-- SET EXERCISE --
Take every line from the first down to the line with "import * as" and set it down exactly, without the pictures.

++++++

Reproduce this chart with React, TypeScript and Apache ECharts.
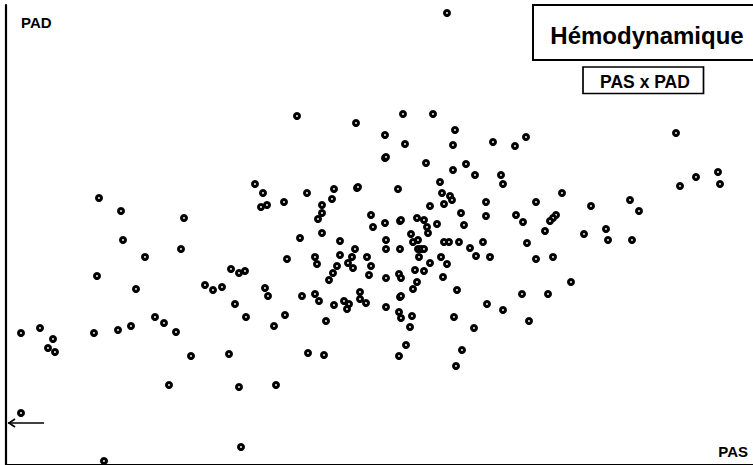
import React, { useEffect, useRef } from "react";
import * as echarts from "echarts";

// PAS (x) and PAD (y) values (frame units)
const pasValues: number[] = [
  441, 291, 350, 397, 427, 379, 399, 449, 447, 379, 380, 420, 447, 460, 469, 487, 509, 520, 495, 497,
  392, 434, 436, 444, 446, 438, 424, 480, 556, 530, 585, 624, 633, 670, 690, 674, 712, 714,
  249, 257, 255, 261, 278, 301, 328, 326, 351, 352, 93, 115, 178, 316, 316, 312, 365, 367, 316, 294,
  334, 117, 175, 349, 139, 281, 309, 311, 334, 346, 342, 347, 361, 365, 363, 331, 327, 323, 91,
  225, 233, 239, 130, 199, 207, 216, 259, 262, 296, 309, 313, 354, 354, 360, 328, 338, 343, 341,
  229, 240, 149, 158, 279, 320, 268, 125, 112, 170, 88, 34, 15, 47, 42, 49, 185, 223, 302, 318,
  163, 233, 270, 15, 235, 98,
  379, 394, 395, 411, 418, 421, 422, 431, 455, 458, 480, 510, 517, 550, 547, 544, 539, 578, 600, 602,
  626, 405, 407, 412, 380, 380, 394, 412, 415, 418, 438, 443, 453, 464, 477, 470, 484, 521, 530, 547,
  413, 435, 424, 441, 409, 418, 437, 393, 395, 380, 411, 407, 394, 395, 451, 565, 516, 542,
  380, 393, 395, 406, 404, 448, 481, 497, 523, 468, 400, 393, 456, 450,
];
const padValues: number[] = [
  452, 349, 342, 351, 351, 330, 321, 335, 320, 307, 308, 302, 295, 301, 290, 323, 319, 328, 290, 281,
  276, 283, 272, 269, 265, 261, 259, 263, 272, 263, 259, 265, 254, 332, 288, 279, 293, 281,
  281, 272, 258, 260, 263, 272, 276, 266, 277, 278, 267, 254, 247, 260, 252, 246, 250, 238, 232, 227,
  224, 225, 216, 216, 208, 206, 208, 201, 210, 208, 202, 197, 208, 199, 190, 199, 192, 185, 189,
  196, 192, 194, 176, 180, 175, 178, 177, 169, 169, 171, 164, 173, 166, 162, 160, 164, 161, 156,
  161, 148, 148, 142, 150, 144, 139, 139, 135, 133, 132, 137, 132, 126, 117, 113, 109, 111, 112, 110,
  80, 78, 80, 52, 18, 4,
  242, 244, 245, 247, 245, 238, 232, 241, 252, 240, 249, 250, 243, 250, 247, 244, 234, 231, 236, 225,
  225, 231, 223, 225, 225, 216, 216, 216, 216, 216, 223, 223, 223, 217, 223, 209, 208, 222, 206, 208,
  208, 208, 202, 201, 195, 194, 188, 191, 187, 187, 183, 176, 168, 169, 175, 183, 171, 171,
  158, 153, 147, 149, 138, 148, 161, 155, 144, 137, 120, 109, 115, 99,
];

const xAxisMax = 747;
const yAxisMax = 460;
const arrowLevel = 42; // PAD level marked by the arrow on the left axis

const titleText = "Hémodynamique";
const subtitleText = "PAS x PAD";
const yName = "PAD";
const xName = "PAS";

export default function App() {
  const ref = useRef<HTMLDivElement>(null);

  useEffect(() => {
    if (!ref.current) return;
    const chart = echarts.init(ref.current, undefined, { renderer: "svg" });
    const points = pasValues.map((x, i) => [x, padValues[i]]);
    const font = "Liberation Sans, Arial, sans-serif";
    const arrowY = 5 + (1 - arrowLevel / yAxisMax) * 460;
    chart.setOption({
      animation: false,
      backgroundColor: "#fff",
      grid: { left: 6, top: 5, right: 0, bottom: 0, containLabel: false },
      xAxis: {
        type: "value",
        position: "top",
        min: 0,
        max: xAxisMax,
        axisLine: { show: true, lineStyle: { color: "#000", width: 2 } },
        axisTick: { show: false },
        axisLabel: { show: false },
        splitLine: { show: false },
      },
      yAxis: {
        type: "value",
        min: 0,
        max: yAxisMax,
        axisLine: { show: true, lineStyle: { color: "#000", width: 2.2 } },
        axisTick: { show: false },
        axisLabel: { show: false },
        splitLine: { show: false },
      },
      series: [
        {
          type: "scatter",
          data: points,
          symbol: "circle",
          symbolSize: 5,
          clip: false,
          itemStyle: { color: "#fff", borderColor: "#000", borderWidth: 3, opacity: 1 },
          emphasis: { disabled: true },
        },
      ],
      graphic: [
        {
          type: "rect",
          shape: { x: 533, y: 5, width: 224, height: 55 },
          style: { fill: "#fff", stroke: "#000", lineWidth: 2 },
          z: 10,
        },
        {
          type: "text",
          x: 647,
          y: 35,
          style: {
            text: titleText,
            fontFamily: font,
            fontWeight: "bold",
            fontSize: 24,
            fill: "#000",
            align: "center",
            verticalAlign: "middle",
          },
          z: 11,
        },
        {
          type: "rect",
          shape: { x: 583, y: 67, width: 120.5, height: 26.5 },
          style: { fill: "#fff", stroke: "#000", lineWidth: 1.7 },
          z: 10,
        },
        {
          type: "text",
          x: 645,
          y: 82,
          style: {
            text: subtitleText,
            fontFamily: font,
            fontWeight: "bold",
            fontSize: 17.5,
            fill: "#000",
            align: "center",
            verticalAlign: "middle",
          },
          z: 11,
        },
        {
          type: "text",
          x: 21,
          y: 22,
          style: {
            text: yName,
            fontFamily: font,
            fontWeight: "bold",
            fontSize: 15,
            fill: "#000",
            align: "left",
            verticalAlign: "middle",
          },
        },
        {
          type: "text",
          x: 748,
          y: 451.5,
          style: {
            text: xName,
            fontFamily: font,
            fontWeight: "bold",
            fontSize: 15,
            fill: "#000",
            align: "right",
            verticalAlign: "middle",
          },
        },
        {
          type: "line",
          shape: { x1: 44, y1: arrowY, x2: 8, y2: arrowY },
          style: { stroke: "#000", lineWidth: 1.6 },
        },
        {
          type: "polyline",
          shape: { points: [[15, arrowY - 4], [9, arrowY], [15, arrowY + 4]] },
          style: { stroke: "#000", lineWidth: 1.6, fill: "none" },
        },
      ],
    });
    return () => chart.dispose();
  }, []);

  return (
    <div
      ref={ref}
      style={{ position: "fixed", left: 0, top: 0, width: 753, height: 465, background: "#fff" }}
    />
  );
}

++++++

-- RESPONSE BELOW --
Reproduce this chart with React, TypeScript and Apache ECharts.
import React, { useEffect, useRef } from "react";
import * as echarts from "echarts";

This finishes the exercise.